- Plotting code records:
..........
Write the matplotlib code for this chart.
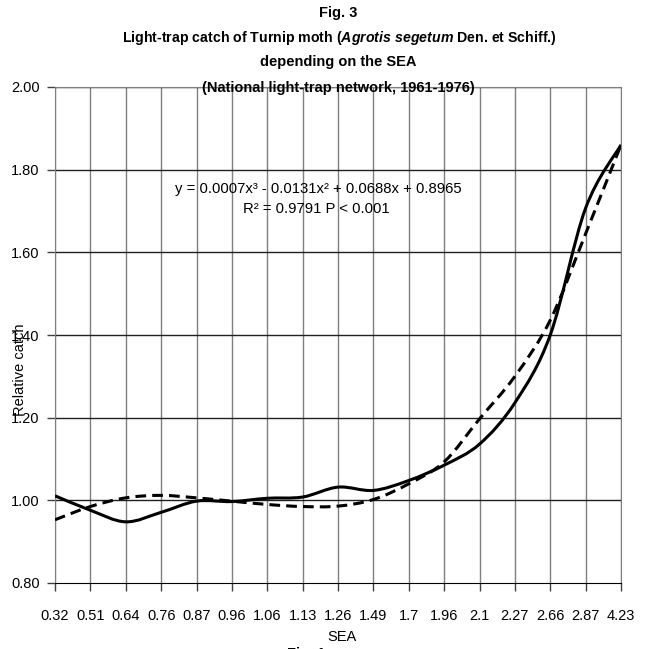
import numpy as np
import matplotlib
matplotlib.use('Agg')
import matplotlib.pyplot as plt
import matplotlib.patches as patches
import matplotlib.path as path

plt.rcParams['font.family'] = ['Liberation Sans', 'DejaVu Sans']
plt.rcParams['mathtext.fontset'] = 'custom'
plt.rcParams['mathtext.it'] = 'Liberation Sans:italic:bold'
plt.rcParams['mathtext.rm'] = 'Liberation Sans:bold'

# SEA categories on the x axis
sea = ['0.32', '0.51', '0.64', '0.76', '0.87', '0.96', '1.06', '1.13', '1.26',
       '1.49', '1.7', '1.96', '2.1', '2.27', '2.66', '2.87', '4.23']
# relative catch (solid line)
catch = [1.011, 0.976, 0.948, 0.971, 0.998, 0.997, 1.005, 1.008, 1.032,
         1.024, 1.048, 1.085, 1.136, 1.236, 1.400, 1.707, 1.860]
# fitted trend (dashed line)
trend = [0.953, 0.985, 1.006, 1.012, 1.006, 0.998, 0.990, 0.985, 0.986,
         1.002, 1.040, 1.093, 1.197, 1.300, 1.436, 1.645, 1.860]

y_ticks = [0.80, 1.00, 1.20, 1.40, 1.60, 1.80, 2.00]


def smooth_path(xs, ys):
    # catmull-rom style bezier, like excel "smoothed line"
    pts = np.column_stack([xs, ys])
    verts = [pts[0]]
    codes = [path.Path.MOVETO]
    n = len(pts)
    for i in range(n - 1):
        p0 = pts[max(i - 1, 0)]
        p1 = pts[i]
        p2 = pts[i + 1]
        p3 = pts[min(i + 2, n - 1)]
        c1 = p1 + (p2 - p0) / 6.0
        c2 = p2 - (p3 - p1) / 6.0
        verts += [c1, c2, p2]
        codes += [path.Path.CURVE4] * 3
    return path.Path(verts, codes)


fig = plt.figure(figsize=(6.46, 6.49), dpi=100)
ax = fig.add_axes([55 / 646, 1 - 583 / 649, 566 / 646, 496 / 649])

x = np.arange(len(sea))

ax.set_xlim(0, len(sea) - 1)
ax.set_ylim(0.80, 2.00)
ax.set_xticks(x)
ax.set_xticklabels(sea)
ax.set_yticks(y_ticks)
ax.set_yticklabels(['%.2f' % v for v in y_ticks])

for xi in x:
    ax.axvline(xi, color='#7f7f7f', lw=1.0, zorder=1)
for yv in y_ticks[1:]:
    ax.axhline(yv, color='#202020', lw=1.0, zorder=1)

for s in ['left', 'top', 'right']:
    ax.spines[s].set_color('#7f7f7f')
ax.spines['bottom'].set_color('black')
ax.tick_params(axis='both', direction='out', length=6, width=1, color='#404040',
               labelsize=10.5, pad=5)
ax.tick_params(axis='x', pad=13)

p1 = patches.PathPatch(smooth_path(x, catch), facecolor='none', edgecolor='black',
                       lw=2.2, zorder=3)
ax.add_patch(p1)
p2 = patches.PathPatch(smooth_path(x, trend), facecolor='none', edgecolor='black',
                       lw=2.2, linestyle=(0, (3.5, 2)), zorder=3)
ax.add_patch(p2)

ax.text(0.466, 0.795, 'y = 0.0007x³ - 0.0131x² + 0.0688x + 0.8965', transform=ax.transAxes,
        ha='center', va='center', fontsize=10.7)
ax.text(0.462, 0.755, 'R² = 0.9791 P < 0.001', transform=ax.transAxes,
        ha='center', va='center', fontsize=10.7)

fig.text(338 / 646, 1 - 13 / 649, 'Fig. 3', ha='center', va='center', fontsize=10.5,
         fontweight='bold')
fig.text(339 / 646, 1 - 38 / 649,
         r'Light-trap catch of Turnip moth ($\it{Agrotis\ segetum}$ Den. et Schiff.)',
         ha='center', va='center', fontsize=10.2, fontweight='bold')
fig.text(338 / 646, 1 - 62 / 649, 'depending on the SEA', ha='center', va='center',
         fontsize=10.5, fontweight='bold')
fig.text(338 / 646, 1 - 88 / 649, '(National light-trap network, 1961-1976)',
         ha='center', va='center', fontsize=10.5, fontweight='bold')

fig.text(20 / 646, 1 - 370 / 649, 'Relative catch', rotation=90, ha='center',
         va='center', fontsize=10.5)
fig.text(342 / 646, 1 - 637 / 649, 'SEA', ha='center', va='center', fontsize=10.5)
fig.text(287 / 646, 1 - 654 / 649, 'Fig. 1', ha='left', va='center', fontsize=10.5,
         fontweight='bold')

fig.savefig('out.png', dpi=100)
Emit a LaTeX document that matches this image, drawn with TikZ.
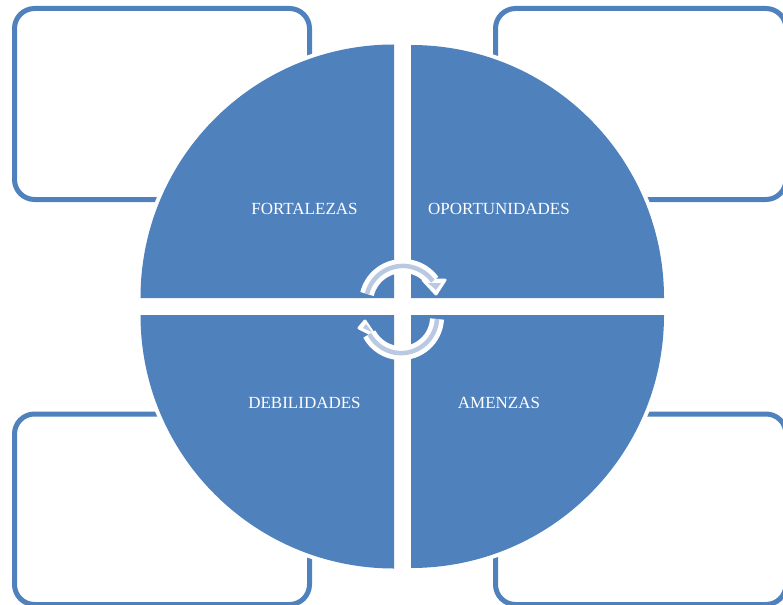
\documentclass[tikz,border=0pt]{standalone}
\usepackage{fontspec}
\setmainfont{Liberation Serif}
\definecolor{swotblue}{HTML}{4F81BD}
\definecolor{swotlight}{HTML}{B9C9E2}
\tikzset{
  x=1pt,y=1pt,
  frame/.style={draw=swotblue,line width=5pt,rounded corners=20pt},
  halo/.style={draw=white,line width=8pt,fill=white,line join=round},
  wedge/.style={fill=swotblue},
  label/.style={text=white,font=\fontsize{17}{20}\selectfont,inner sep=0pt},
  arcwhite/.style={draw=white,line width=14pt},
  arclight/.style={draw=swotlight,line width=4.5pt},
  headwhite/.style={draw=white,fill=white,line width=3pt,line join=round},
  headlight/.style={fill=swotlight},
}
\begin{document}
\begin{tikzpicture}
\useasboundingbox (0,0) rectangle (783,-604);
\clip (0,0) rectangle (783,-604);
\fill[white] (0,0) rectangle (783,-604);
% frames
\draw[frame] (14.5,-8.5) rectangle (309.5,-199.5);
\draw[frame] (495.5,-8.5) rectangle (786,-199.5);
\draw[frame] (14.5,-414) rectangle (309.5,-604.5);
\draw[frame] (495.5,-414) rectangle (786,-604.5);
% halos
\path[halo] (394,-298) -- (140.5,-298) arc (180:90:253.5) -- cycle;
\path[halo] (411,-298) -- (411,-45) arc (90:0:253) -- cycle;
\path[halo] (394,-315) -- (394,-568.5) arc (270:180:253.5) -- cycle;
\path[halo] (411,-315) -- (664,-315) arc (0:-90:253) -- cycle;
% wedges
\path[wedge] (394,-298) -- (140.5,-298) arc (180:90:253.5) -- cycle;
\path[wedge] (411,-298) -- (411,-45) arc (90:0:253) -- cycle;
\path[wedge] (394,-315) -- (394,-568.5) arc (270:180:253.5) -- cycle;
\path[wedge] (411,-315) -- (664,-315) arc (0:-90:253) -- cycle;
% labels
\node[label] (fort) at (304.5,-208.5) {FORTALEZAS};
\node[label] (opor) at (499,-208.5) {OPORTUNIDADES};
\node[label] (debi) at (304.5,-402.5) {DEBILIDADES};
\node[label] (amen) at (499,-402.5) {AMENZAS};
% circular arrows: white casing
\draw[arcwhite] (367,-294) arc (166:36:37);
\path[headwhite] (423,-280) -- (445,-280) -- (436,-294) -- cycle;
\draw[arcwhite] (437,-319) arc (-3:-152:36);
\path[headwhite] (359,-328) -- (365,-321) -- (375,-336) -- cycle;
% circular arrows: light core
\draw[arclight] (367,-294) arc (166:36:37);
\path[headlight] (428,-283) -- (441,-283) -- (436,-290) -- cycle;
\draw[arclight] (437,-319) arc (-3:-152:36);
\path[headlight] (363,-328) -- (366,-324) -- (372,-332) -- cycle;
\end{tikzpicture}
\end{document}
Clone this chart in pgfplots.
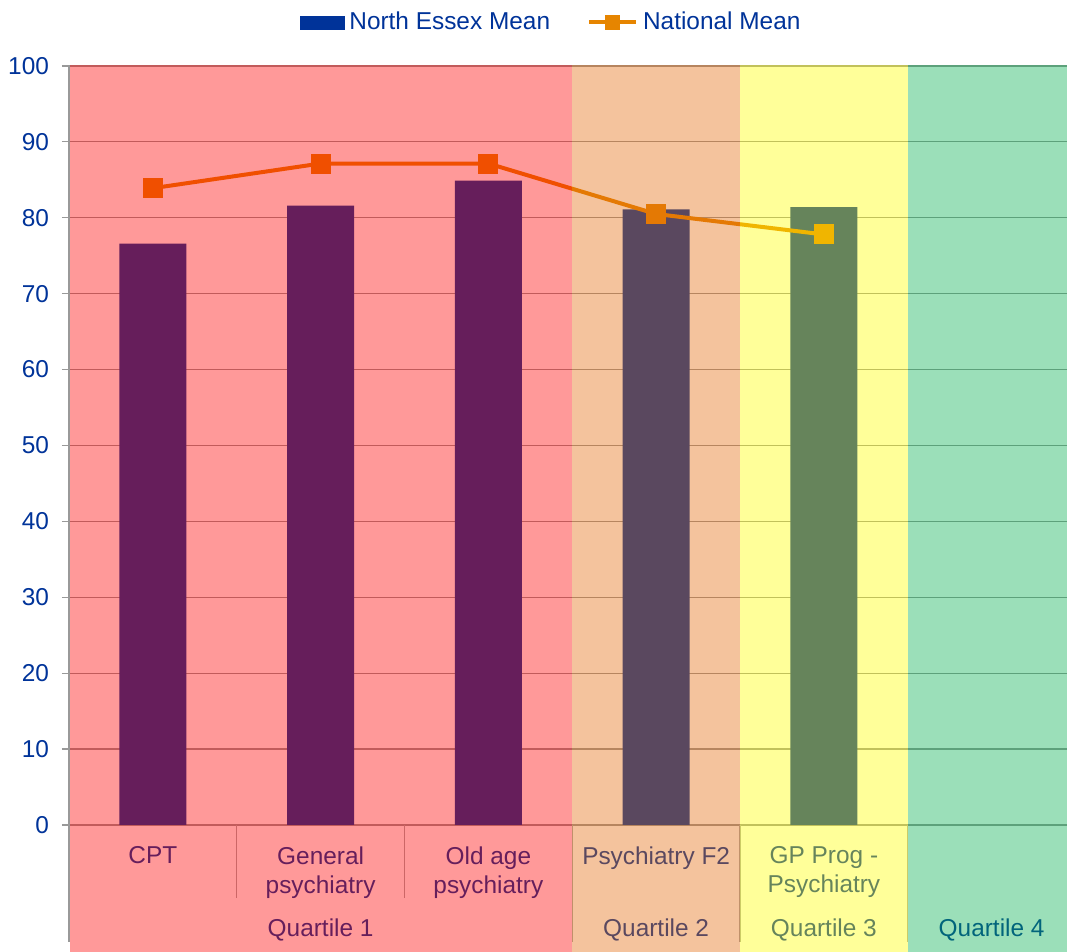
\documentclass[border=0pt]{standalone}
\usepackage{fontspec}
\setmainfont{Liberation Sans}
\usepackage{pgfplots}
\pgfplotsset{compat=1.18}
\definecolor{nblue}{HTML}{003399}
\definecolor{norange}{HTML}{E68500}
\definecolor{gridc}{HTML}{999999}
\definecolor{sepc}{HTML}{AAAAAA}
\definecolor{qa}{RGB}{255,0,0}
\definecolor{qb}{RGB}{227,105,10}
\definecolor{qc}{RGB}{255,255,0}
\definecolor{qd}{RGB}{5,175,80}
\newcommand{\lf}{\fontsize{12.2}{14.5}\selectfont}
\begin{document}
\begin{tikzpicture}
\useasboundingbox (-34.5pt,-63.5pt) rectangle (499pt,412.5pt);
\begin{axis}[
  at={(0,0)}, anchor=south west, scale only axis,
  width=499pt, height=379.5pt,
  xmin=-0.5, xmax=5.449, ymin=0, ymax=100,
  axis line style={draw=none},
  ytick={0,10,...,100}, ytick pos=left,
  xtick={0,1,2,3,4},
  xticklabels={CPT, General\\psychiatry, Old age\\psychiatry, Psychiatry F2, GP Prog -\\Psychiatry},
  xtick style={draw=none},
  xticklabel style={font=\lf, text=nblue, align=center, anchor=north, inner sep=0pt, yshift=-7.2pt},
  ymajorgrids, grid style={gridc, line width=0.6pt},
  ytick style={gridc, line width=0.6pt},
  tick align=outside, major tick length=3.5pt,
  yticklabel style={font=\lf, text=nblue, /pgf/number format/assume math mode=true, xshift=-3pt},
  legend style={at={(0.482,1.0573)}, anchor=center, draw=none, fill=none, font=\lf, text=nblue,
    nodes={inner sep=0pt},
    /tikz/every odd column/.append style={column sep=2.5pt},
    /tikz/every even column/.append style={column sep=18.5pt}},
  legend columns=2,
]
\addplot[ybar, bar width=0.4, fill=nblue, draw=none, forget plot]
  coordinates {(0,76.6) (1,81.6) (2,84.9) (3,81.1) (4,81.4)};
\addplot[norange, line width=2pt, mark=square*, mark size=4pt, mark options={solid}, forget plot]
  coordinates {(0,83.9) (1,87.15) (2,87.15) (3,80.5) (4,77.8)};
\addlegendimage{legend image code/.code={\fill[nblue] (0pt,-3.25pt) rectangle (22pt,3.25pt);}}
\addlegendentry{North Essex Mean}
\addlegendimage{legend image code/.code={\draw[norange, line width=2pt] (0pt,0pt) -- (23.5pt,0pt); \fill[norange] (8.25pt,-3.5pt) rectangle (15.25pt,3.5pt);}}
\addlegendentry{National Mean}
\end{axis}
% quartile labels
\begin{scope}[every node/.style={font=\lf, text=nblue, anchor=base, inner sep=0pt}]
\node at (125.81pt,-56pt) {Quartile 1};
\node at (293.56pt,-56pt) {Quartile 2};
\node at (377.44pt,-56pt) {Quartile 3};
\node at (461.31pt,-56pt) {Quartile 4};
\end{scope}
% separators
\begin{scope}[sepc, line width=0.6pt]
\draw (83.875pt,0pt) -- (83.875pt,-36.5pt);
\draw (167.75pt,0pt) -- (167.75pt,-36.5pt);
\draw (251.625pt,0pt) -- (251.625pt,-58.5pt);
\draw (335.5pt,0pt) -- (335.5pt,-58.5pt);
\draw (419.375pt,0pt) -- (419.375pt,-58.5pt);
\end{scope}
% translucent quartile bands
\fill[qa, fill opacity=0.4] (0.4pt,-63.5pt) rectangle (251.625pt,379.8pt);
\fill[qb, fill opacity=0.4] (251.625pt,-63.5pt) rectangle (335.5pt,379.8pt);
\fill[qc, fill opacity=0.4] (335.5pt,-63.5pt) rectangle (419.375pt,379.8pt);
\fill[qd, fill opacity=0.4] (419.375pt,-63.5pt) rectangle (499pt,380.2pt);
% left axis line
\draw[gridc, line width=0.8pt] (0pt,379.5pt) -- (0pt,-58.5pt);
\end{tikzpicture}
\end{document}
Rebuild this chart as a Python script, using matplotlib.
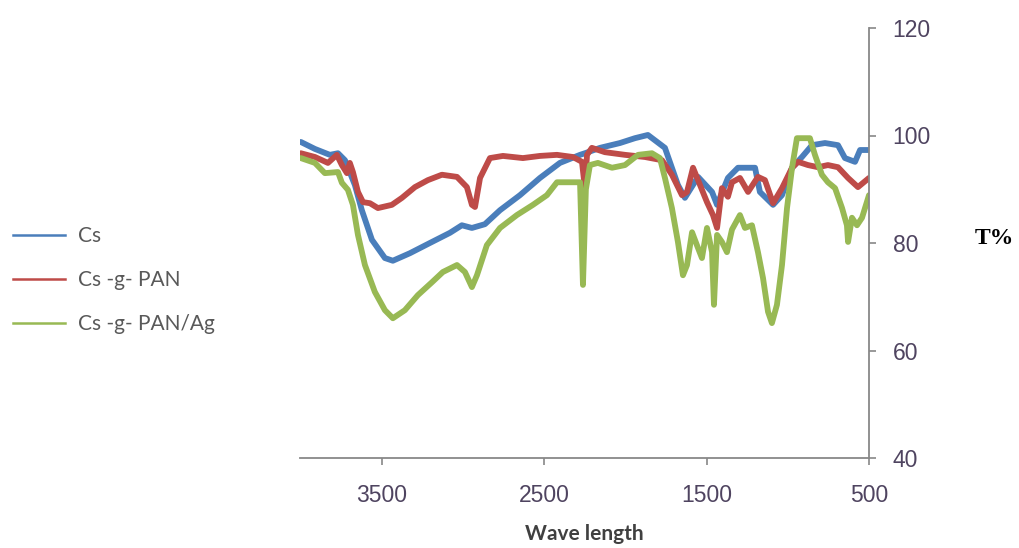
..........
- Task requirements:
Take the records above from their first line through the line with "plt.rcParams['mathtext.rm'] = 'Liberation" and set those lines down word for word, minus the pictures.

- Written reply:
Write the matplotlib code for this chart.
import numpy as np
import matplotlib
matplotlib.use('Agg')
import matplotlib.pyplot as plt
import matplotlib.patches as patches
import matplotlib.path as path

plt.rcParams['font.family'] = ['Liberation Sans', 'DejaVu Sans']
plt.rcParams['mathtext.fontset'] = 'custom'
plt.rcParams['mathtext.it'] = 'Liberation Sans:italic:bold'
plt.rcParams['mathtext.rm'] = 'Liberation Sans:bold'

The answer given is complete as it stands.